All the letters of the word 'EAMCOT' are arranged in different posible ways. The number of such arrangements in which no two vowels are adjacent to each other is :

To solve the problem of arranging the letters in the word "EAMCOT" such that no two vowels are adjacent, we can follow these steps: ### Step 1: Identify the vowels and consonants In the word "EAMCOT", the vowels are A, E, O and the consonants are M, C, T. ### Step 2: Arrange the consonants First, we will arrange the consonants. The consonants M, C, and T can be arranged among themselves. The number of arrangements of 3 consonants is given by: \[ 3! = 6 \] ### Step 3: Determine positions for the vowels Once the consonants are arranged, we need to find the positions where we can place the vowels.
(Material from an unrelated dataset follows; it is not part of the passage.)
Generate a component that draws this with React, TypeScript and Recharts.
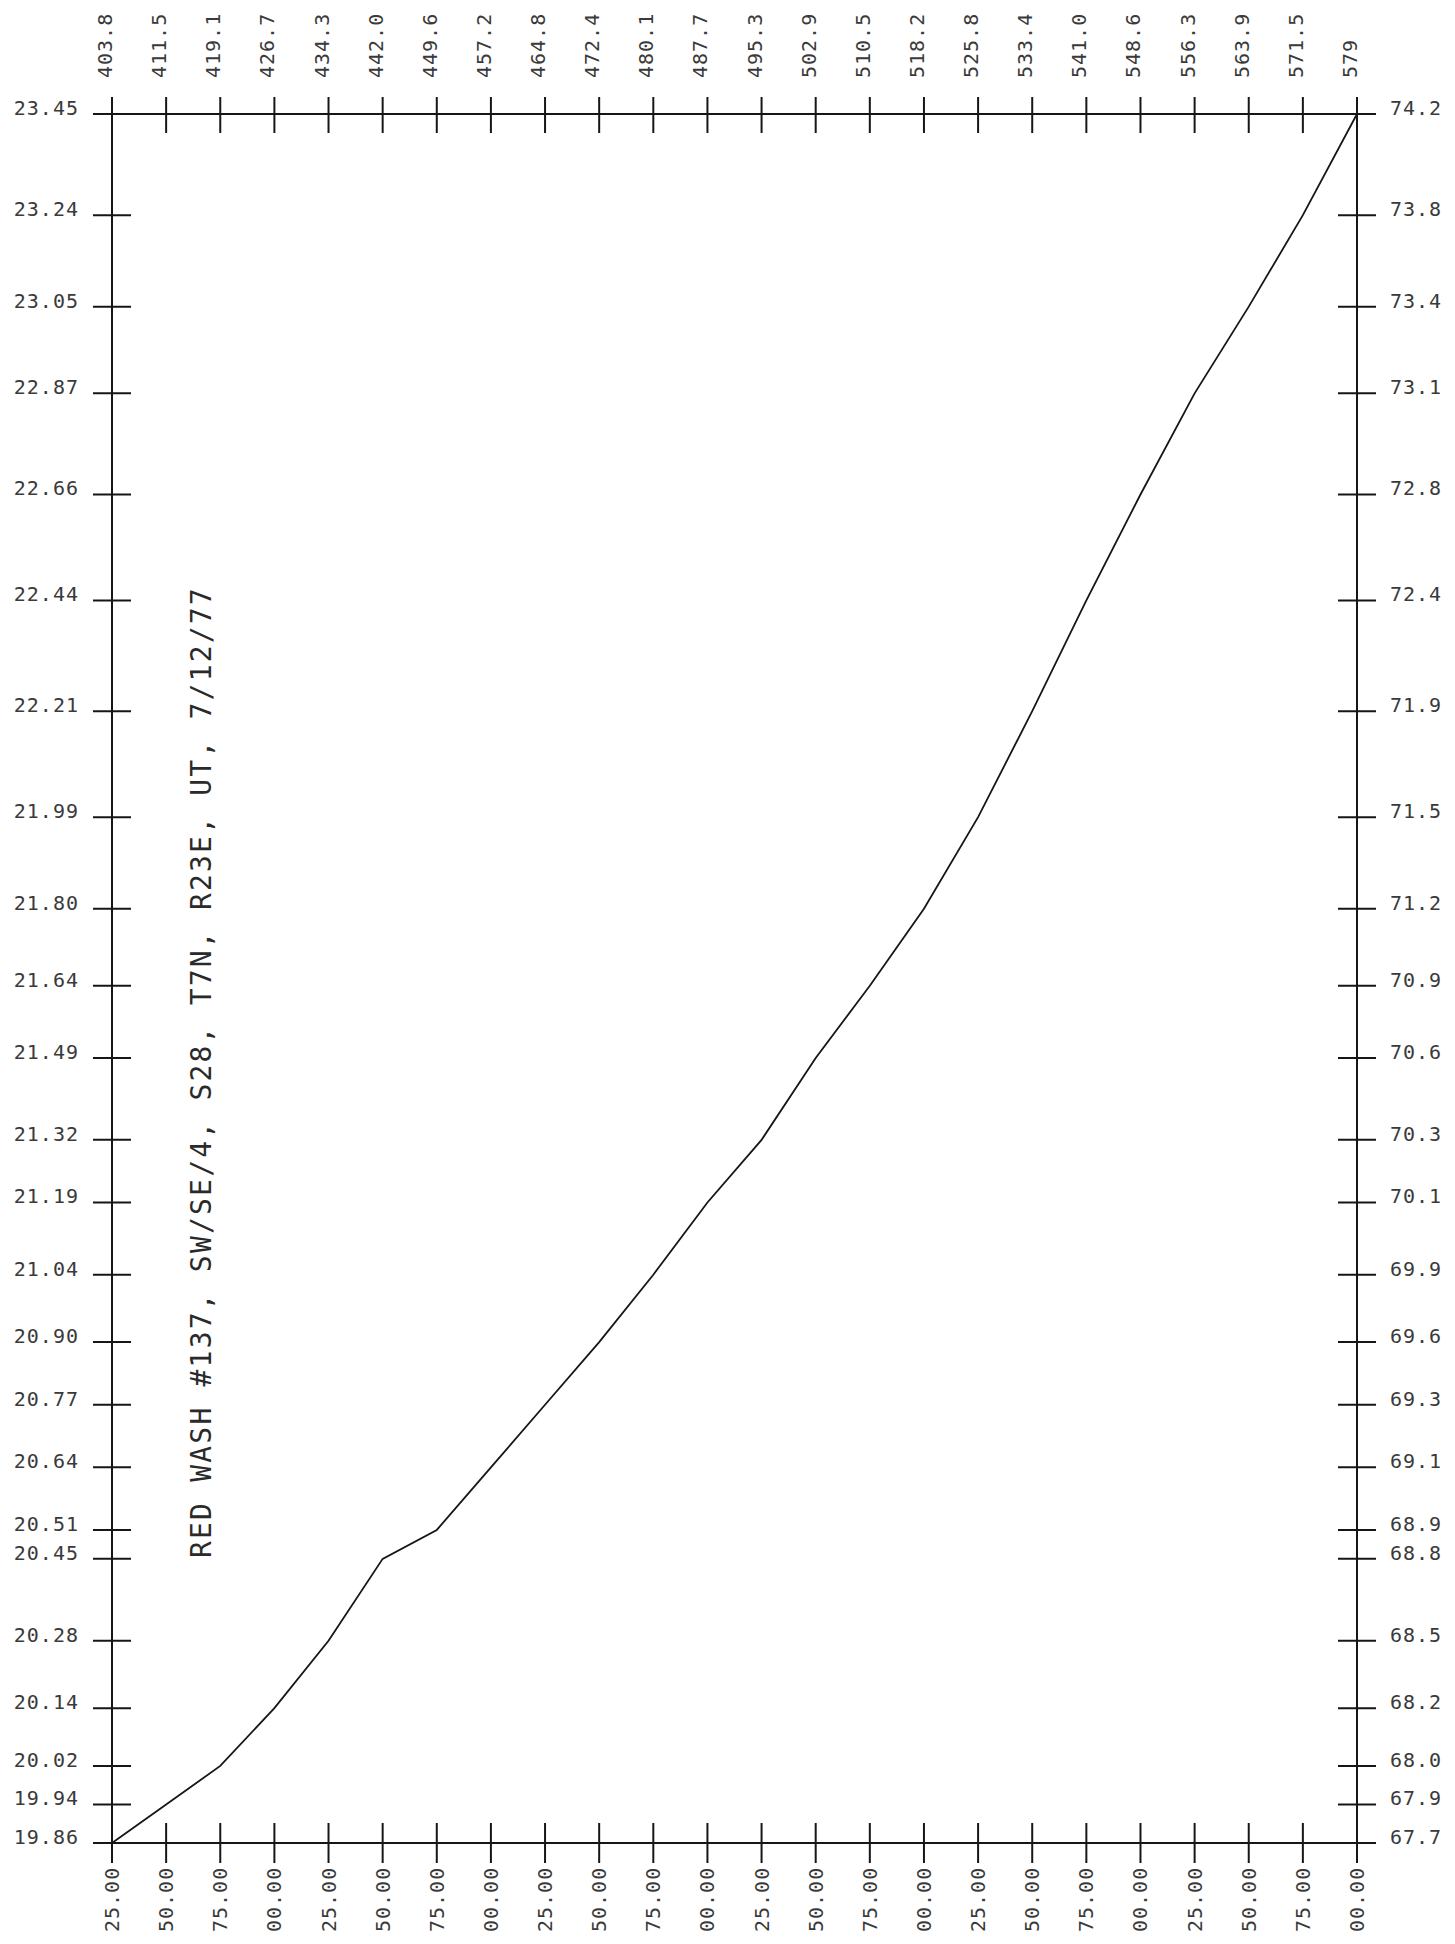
import React from "react";
import { LineChart, Line, XAxis, YAxis } from "recharts";

// depth in feet, one reading every 25 ft
const depthFt = [
  1325, 1350, 1375, 1400, 1425, 1450, 1475, 1500, 1525, 1550, 1575, 1600,
  1625, 1650, 1675, 1700, 1725, 1750, 1775, 1800, 1825, 1850, 1875, 1900,
];

// temperature (deg C) at each depth
const tempC = [
  19.86, 19.94, 20.02, 20.14, 20.28, 20.45, 20.51, 20.64, 20.77, 20.9, 21.04, 21.19,
  21.32, 21.49, 21.64, 21.8, 21.99, 22.21, 22.44, 22.66, 22.87, 23.05, 23.24, 23.45,
];

// top axis: depth in metres
const depthMLabels = [
  "403.8", "411.5", "419.1", "426.7", "434.3", "442.0", "449.6", "457.2", "464.8", "472.4", "480.1", "487.7",
  "495.3", "502.9", "510.5", "518.2", "525.8", "533.4", "541.0", "548.6", "556.3", "563.9", "571.5", "579",
];

// right axis: deg F, same tick positions as the left axis
const tempFLabels = [
  "67.7", "67.9", "68.0", "68.2", "68.5", "68.8", "68.9", "69.1", "69.3", "69.6", "69.9", "70.1",
  "70.3", "70.6", "70.9", "71.2", "71.5", "71.9", "72.4", "72.8", "73.1", "73.4", "73.8", "74.2",
];

const title = "RED WASH #137, SW/SE/4, S28, T7N, R23E, UT, 7/12/77";

const data = depthFt.map((d, i) => ({ depth: d, temp: tempC[i] }));

const INK = "#161616";
const labelFont = {
  fontFamily: "'DejaVu Sans Mono', monospace",
  fontSize: 20,
  letterSpacing: 1,
  fill: "#3a3a3a",
};

function LeftTick({ x, y, payload }: any) {
  return (
    <g>
      <line x1={x - 19} x2={x + 19} y1={y} y2={y} stroke={INK} strokeWidth={2} />
      <text x={x - 33} y={y + 1} textAnchor="end" {...labelFont}>
        {Number(payload.value).toFixed(2)}
      </text>
    </g>
  );
}

function RightTick({ x, y, payload }: any) {
  const i = tempC.indexOf(payload.value);
  return (
    <g>
      <line x1={x - 19} x2={x + 19} y1={y} y2={y} stroke={INK} strokeWidth={2} />
      <text x={x + 33} y={y + 1} textAnchor="start" {...labelFont}>
        {tempFLabels[i]}
      </text>
    </g>
  );
}

function TopTick({ x, y, payload }: any) {
  const i = depthFt.indexOf(payload.value);
  return (
    <g>
      <line x1={x} x2={x} y1={y - 17} y2={y + 19} stroke={INK} strokeWidth={2} />
      <text transform={`translate(${x},${y - 36}) rotate(-90)`} textAnchor="start" {...labelFont}>
        {depthMLabels[i]}
      </text>
    </g>
  );
}

function BottomTick({ x, y, payload }: any) {
  const v = Number(payload.value);
  const label = String(v % 100).padStart(2, "0") + ".00";
  return (
    <g>
      <line x1={x} x2={x} y1={y - 20} y2={y + 20} stroke={INK} strokeWidth={2} />
      <text transform={`translate(${x + 7},${y + 89}) rotate(-90)`} textAnchor="start" {...labelFont}>
        {label}
      </text>
    </g>
  );
}

export default function App() {
  const axisLine = { stroke: INK, strokeWidth: 2 };
  return (
    <div style={{ position: "absolute", left: 0, top: 0, width: 1455, height: 1944, background: "#fff" }}>
      <LineChart width={1455} height={1944} data={data} margin={{ top: 0, right: 0, bottom: 0, left: 0 }}>
        <XAxis
          xAxisId="bottom"
          dataKey="depth"
          type="number"
          orientation="bottom"
          domain={[1325, 1900]}
          ticks={depthFt}
          interval={0}
          height={101}
          tickSize={0}
          tickMargin={0}
          tickLine={false}
          axisLine={axisLine}
          tick={<BottomTick />}
        />
        <XAxis
          xAxisId="top"
          dataKey="depth"
          type="number"
          orientation="top"
          domain={[1325, 1900]}
          ticks={depthFt}
          interval={0}
          height={114}
          tickSize={0}
          tickMargin={0}
          tickLine={false}
          axisLine={axisLine}
          tick={<TopTick />}
        />
        <YAxis
          yAxisId="left"
          type="number"
          domain={[19.86, 23.45]}
          ticks={tempC}
          interval={0}
          width={112}
          tickSize={0}
          tickMargin={0}
          tickLine={false}
          axisLine={axisLine}
          tick={<LeftTick />}
        />
        <YAxis
          yAxisId="right"
          orientation="right"
          type="number"
          domain={[19.86, 23.45]}
          ticks={tempC}
          interval={0}
          width={98}
          tickSize={0}
          tickMargin={0}
          tickLine={false}
          axisLine={axisLine}
          tick={<RightTick />}
        />
        <Line
          xAxisId="bottom"
          yAxisId="left"
          dataKey="temp"
          type="linear"
          stroke={INK}
          strokeWidth={1.8}
          dot={false}
          isAnimationActive={false}
        />
        <Line
          xAxisId="top"
          yAxisId="right"
          dataKey="temp"
          type="linear"
          stroke="none"
          dot={false}
          legendType="none"
          isAnimationActive={false}
        />
      </LineChart>
      <svg width={1455} height={1944} style={{ position: "absolute", left: 0, top: 0, pointerEvents: "none" }}>
        <text
          transform="translate(211,1558) rotate(-90)"
          textAnchor="start"
          fontFamily="'DejaVu Sans Mono', monospace"
          fontSize={28}
          letterSpacing={2.2}
          fill="#2a2a2a"
        >
          {title}
        </text>
      </svg>
    </div>
  );
}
When the consonants are arranged, they create gaps where the vowels can be placed. For example, if we arrange the consonants as MCT, the gaps for placing vowels are: - _ M _ C _ T _ This gives us 4 gaps (before M, between M and C, between C and T, and after T) to place the vowels. ### Step 4: Choose positions for the vowels We have 4 available gaps and we need to choose 3 of them to place the vowels. The number of ways to choose 3 gaps from 4 is given by: \[ \binom{4}{3} = 4 \] ### Step 5: Arrange the vowels The vowels A, E, O can be arranged among themselves in the chosen gaps. The number of arrangements of 3 vowels is given by: \[ 3! = 6 \] ### Step 6: Calculate the total arrangements Now, we can find the total number of arrangements where no two vowels are adjacent by multiplying the number of arrangements of consonants, the number of ways to choose gaps, and the arrangements of vowels: \[ \text{Total arrangements} = (\text{Arrangements of consonants}) \times (\text{Ways to choose gaps}) \times (\text{Arrangements of vowels}) \] \[ = 3! \times \binom{4}{3} \times 3! = 6 \times 4 \times 6 \] \[ = 144 \] Thus, the number of arrangements in which no two vowels are adjacent is **144**.